# PROMPT:
Set down the material below word for word, excluding the pictures.

[BEGIN]

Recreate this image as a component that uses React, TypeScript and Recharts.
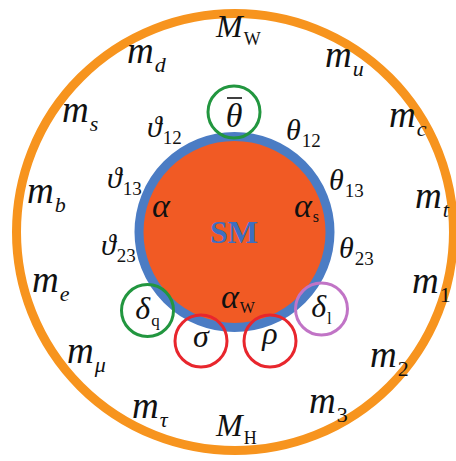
import { ScatterChart, Scatter, XAxis, YAxis } from 'recharts'

const W = 456
const H = 461

// diagram plane in pixel-like units, y grows downward
const boundaryCentre = [{ x: 235, y: 232 }]
const coreCentre = [{ x: 234.5, y: 232 }]
const coreTitle = [{ x: 234, y: 243, text: 'SM' }]

// fermion masses round the outer ring
const massLabels = [
  { x: 127, y: 63, base: 'm', sub: 'd' },
  { x: 325, y: 67, base: 'm', sub: 'u' },
  { x: 62, y: 122, base: 'm', sub: 's' },
  { x: 389, y: 127, base: 'm', sub: 'c' },
  { x: 27, y: 203, base: 'm', sub: 'b' },
  { x: 415, y: 208, base: 'm', sub: 't' },
  { x: 32, y: 292, base: 'm', sub: 'e' },
  { x: 412, y: 293, base: 'm', sub: '1' },
  { x: 67, y: 363, base: 'm', sub: 'μ' },
  { x: 370, y: 367, base: 'm', sub: '2' },
  { x: 132, y: 418, base: 'm', sub: 'τ' },
  { x: 309, y: 413, base: 'm', sub: '3' },
]

const bosonLabels = [
  { x: 216, y: 37, base: 'M', sub: 'W' },
  { x: 216, y: 436, base: 'M', sub: 'H' },
]

// CKM (left) and PMNS (right) mixing angles
const angleLabels = [
  { x: 147, y: 137, base: 'ϑ', sub: '12' },
  { x: 286, y: 140, base: 'θ', sub: '12' },
  { x: 107, y: 188, base: 'ϑ', sub: '13' },
  { x: 329, y: 190, base: 'θ', sub: '13' },
  { x: 101, y: 255, base: 'ϑ', sub: '23' },
  { x: 339, y: 258, base: 'θ', sub: '23' },
]

const couplingLabels = [
  { x: 152, y: 217, base: 'α', sub: '' },
  { x: 294, y: 217, base: 'α', sub: 's' },
  { x: 221, y: 308, base: 'α', sub: 'W' },
]

// circled phases
const phaseLabels = [
  { x: 234, y: 112, base: 'θ', sub: '', bar: true, group: 'quark' },
  { x: 147.5, y: 310.5, base: 'δ', sub: 'q', bar: false, group: 'quark' },
  { x: 201, y: 341, base: 'σ', sub: '', bar: false, group: 'majorana' },
  { x: 270, y: 341, base: 'ρ', sub: '', bar: false, group: 'majorana' },
  { x: 321.5, y: 309, base: 'δ', sub: 'l', bar: false, group: 'lepton' },
]

const SERIF = '"Liberation Serif", "Times New Roman", serif'
const GROUP_COLOR: Record<string, string> = {
  quark: '#22963f',
  majorana: '#e8262d',
  lepton: '#c174c6',
}
const BASE_SHIFT: Record<string, number> = { θ: 12, δ: 8, σ: 6, ρ: 3 }

const Boundary = ({ cx, cy }: any) => (
  <circle cx={cx} cy={cy} r={218.5} fill="none" stroke="#f7941e" strokeWidth={9} />
)

const Core = ({ cx, cy }: any) => (
  <circle cx={cx} cy={cy} r={95.5} fill="#f15a24" stroke="#4b7cc4" strokeWidth={9} />
)

const Title = ({ cx, cy, payload }: any) => (
  <text x={cx} y={cy} textAnchor="middle" fontFamily={SERIF} fontWeight="bold" fontSize={32} fill="#3e6fc1">
    {payload.text}
  </text>
)

const makeLabel = (size: number, subSize: number, subDy: number, subItalic: (s: string) => boolean) =>
  ({ cx, cy, payload }: any) => (
    <text x={cx} y={cy} fontFamily={SERIF} fill="#111">
      <tspan fontStyle="italic" fontSize={size}>{payload.base}</tspan>
      {payload.sub && (
        <tspan fontSize={subSize} dy={subDy} dx={1} fontStyle={subItalic(payload.sub) ? 'italic' : 'normal'}>
          {payload.sub}
        </tspan>
      )}
    </text>
  )

const isLetter = (s: string) => !/^[0-9]+$/.test(s)

const MassLabel = makeLabel(37, 22, 9, isLetter)
const BosonLabel = makeLabel(32, 18, 8, () => false)
const AngleLabel = makeLabel(30, 19, 7, () => false)
const CouplingLabel = makeLabel(34, 16, 5, () => false)

const PhaseLabel = ({ cx, cy, payload }: any) => {
  const color = GROUP_COLOR[payload.group]
  const size = payload.bar ? 34 : 32
  const shift = BASE_SHIFT[payload.base] ?? 6
  return (
    <g>
      <circle cx={cx} cy={cy} r={26} fill="none" stroke={color} strokeWidth={3} />
      <text x={cx} y={cy + shift + (payload.bar ? 3 : 0)} textAnchor="middle" fontFamily={SERIF} fill="#111">
        <tspan fontStyle="italic" fontSize={size}>{payload.base}</tspan>
        {payload.sub && (
          <tspan fontSize={17} dy={7} dx={1}>{payload.sub}</tspan>
        )}
      </text>
      {payload.bar && <line x1={cx - 7} x2={cx + 8} y1={cy - 14} y2={cy - 14} stroke="#111" strokeWidth={1.6} />}
    </g>
  )
}

export default function App() {
  return (
    <div style={{ position: 'absolute', left: 0, top: 0, width: W, height: H, background: '#fff' }}>
      <ScatterChart width={W} height={H} margin={{ top: 0, right: 0, bottom: 0, left: 0 }}>
        <XAxis type="number" dataKey="x" domain={[0, W]} hide />
        <YAxis type="number" dataKey="y" domain={[0, H]} reversed hide />
        <Scatter data={boundaryCentre} shape={(p: any) => <Boundary {...p} />} isAnimationActive={false} />
        <Scatter data={coreCentre} shape={(p: any) => <Core {...p} />} isAnimationActive={false} />
        <Scatter data={coreTitle} shape={(p: any) => <Title {...p} />} isAnimationActive={false} />
        <Scatter data={massLabels} shape={(p: any) => <MassLabel {...p} />} isAnimationActive={false} />
        <Scatter data={bosonLabels} shape={(p: any) => <BosonLabel {...p} />} isAnimationActive={false} />
        <Scatter data={angleLabels} shape={(p: any) => <AngleLabel {...p} />} isAnimationActive={false} />
        <Scatter data={couplingLabels} shape={(p: any) => <CouplingLabel {...p} />} isAnimationActive={false} />
        <Scatter data={phaseLabels} shape={(p: any) => <PhaseLabel {...p} />} isAnimationActive={false} />
      </ScatterChart>
    </div>
  )
}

[END]

# WRITTEN ANSWER:
Recreate this image as a component that uses React, TypeScript and Recharts.
import { ScatterChart, Scatter, XAxis, YAxis } from 'recharts'

const W = 456
const H = 461

// diagram plane in pixel-like units, y grows downward
const boundaryCentre = [{ x: 235, y: 232 }]
const coreCentre = [{ x: 234.5, y: 232 }]
const coreTitle = [{ x: 234, y: 243, text: 'SM' }]

// fermion masses round the outer ring
const massLabels = [
  { x: 127, y: 63, base: 'm', sub: 'd' },
  { x: 325, y: 67, base: 'm', sub: 'u' },
  { x: 62, y: 122, base: 'm', sub: 's' },
  { x: 389, y: 127, base: 'm', sub: 'c' },
  { x: 27, y: 203, base: 'm', sub: 'b' },
  { x: 415, y: 208, base: 'm', sub: 't' },
  { x: 32, y: 292, base: 'm', sub: 'e' },
  { x: 412, y: 293, base: 'm', sub: '1' },
  { x: 67, y: 363, base: 'm', sub: 'μ' },
  { x: 370, y: 367, base: 'm', sub: '2' },
  { x: 132, y: 418, base: 'm', sub: 'τ' },
  { x: 309, y: 413, base: 'm', sub: '3' },
]

const bosonLabels = [
  { x: 216, y: 37, base: 'M', sub: 'W' },
  { x: 216, y: 436, base: 'M', sub: 'H' },
]

// CKM (left) and PMNS (right) mixing angles
const angleLabels = [
  { x: 147, y: 137, base: 'ϑ', sub: '12' },
  { x: 286, y: 140, base: 'θ', sub: '12' },
  { x: 107, y: 188, base: 'ϑ', sub: '13' },
  { x: 329, y: 190, base: 'θ', sub: '13' },
  { x: 101, y: 255, base: 'ϑ', sub: '23' },
  { x: 339, y: 258, base: 'θ', sub: '23' },
]

const couplingLabels = [
  { x: 152, y: 217, base: 'α', sub: '' },
  { x: 294, y: 217, base: 'α', sub: 's' },
  { x: 221, y: 308, base: 'α', sub: 'W' },
]

// circled phases
const phaseLabels = [
  { x: 234, y: 112, base: 'θ', sub: '', bar: true, group: 'quark' },
  { x: 147.5, y: 310.5, base: 'δ', sub: 'q', bar: false, group: 'quark' },
  { x: 201, y: 341, base: 'σ', sub: '', bar: false, group: 'majorana' },
  { x: 270, y: 341, base: 'ρ', sub: '', bar: false, group: 'majorana' },
  { x: 321.5, y: 309, base: 'δ', sub: 'l', bar: false, group: 'lepton' },
]

const SERIF = '"Liberation Serif", "Times New Roman", serif'
const GROUP_COLOR: Record<string, string> = {
  quark: '#22963f',
  majorana: '#e8262d',
  lepton: '#c174c6',
}
const BASE_SHIFT: Record<string, number> = { θ: 12, δ: 8, σ: 6, ρ: 3 }

const Boundary = ({ cx, cy }: any) => (
  <circle cx={cx} cy={cy} r={218.5} fill="none" stroke="#f7941e" strokeWidth={9} />
)

const Core = ({ cx, cy }: any) => (
  <circle cx={cx} cy={cy} r={95.5} fill="#f15a24" stroke="#4b7cc4" strokeWidth={9} />
)

const Title = ({ cx, cy, payload }: any) => (
  <text x={cx} y={cy} textAnchor="middle" fontFamily={SERIF} fontWeight="bold" fontSize={32} fill="#3e6fc1">
    {payload.text}
  </text>
)

const makeLabel = (size: number, subSize: number, subDy: number, subItalic: (s: string) => boolean) =>
  ({ cx, cy, payload }: any) => (
    <text x={cx} y={cy} fontFamily={SERIF} fill="#111">
      <tspan fontStyle="italic" fontSize={size}>{payload.base}</tspan>
      {payload.sub && (
        <tspan fontSize={subSize} dy={subDy} dx={1} fontStyle={subItalic(payload.sub) ? 'italic' : 'normal'}>
          {payload.sub}
        </tspan>
      )}
    </text>
  )

const isLetter = (s: string) => !/^[0-9]+$/.test(s)

const MassLabel = makeLabel(37, 22, 9, isLetter)
const BosonLabel = makeLabel(32, 18, 8, () => false)
const AngleLabel = makeLabel(30, 19, 7, () => false)
const CouplingLabel = makeLabel(34, 16, 5, () => false)

const PhaseLabel = ({ cx, cy, payload }: any) => {
  const color = GROUP_COLOR[payload.group]
  const size = payload.bar ? 34 : 32
  const shift = BASE_SHIFT[payload.base] ?? 6
  return (
    <g>
      <circle cx={cx} cy={cy} r={26} fill="none" stroke={color} strokeWidth={3} />
      <text x={cx} y={cy + shift + (payload.bar ? 3 : 0)} textAnchor="middle" fontFamily={SERIF} fill="#111">
        <tspan fontStyle="italic" fontSize={size}>{payload.base}</tspan>
        {payload.sub && (
          <tspan fontSize={17} dy={7} dx={1}>{payload.sub}</tspan>
        )}
      </text>
      {payload.bar && <line x1={cx - 7} x2={cx + 8} y1={cy - 14} y2={cy - 14} stroke="#111" strokeWidth={1.6} />}
    </g>
  )
}

export default function App() {
  return (
    <div style={{ position: 'absolute', left: 0, top: 0, width: W, height: H, background: '#fff' }}>
      <ScatterChart width={W} height={H} margin={{ top: 0, right: 0, bottom: 0, left: 0 }}>
        <XAxis type="number" dataKey="x" domain={[0, W]} hide />
        <YAxis type="number" dataKey="y" domain={[0, H]} reversed hide />
        <Scatter data={boundaryCentre} shape={(p: any) => <Boundary {...p} />} isAnimationActive={false} />
        <Scatter data={coreCentre} shape={(p: any) => <Core {...p} />} isAnimationActive={false} />
        <Scatter data={coreTitle} shape={(p: any) => <Title {...p} />} isAnimationActive={false} />
        <Scatter data={massLabels} shape={(p: any) => <MassLabel {...p} />} isAnimationActive={false} />
        <Scatter data={bosonLabels} shape={(p: any) => <BosonLabel {...p} />} isAnimationActive={false} />
        <Scatter data={angleLabels} shape={(p: any) => <AngleLabel {...p} />} isAnimationActive={false} />
        <Scatter data={couplingLabels} shape={(p: any) => <CouplingLabel {...p} />} isAnimationActive={false} />
        <Scatter data={phaseLabels} shape={(p: any) => <PhaseLabel {...p} />} isAnimationActive={false} />
      </ScatterChart>
    </div>
  )
}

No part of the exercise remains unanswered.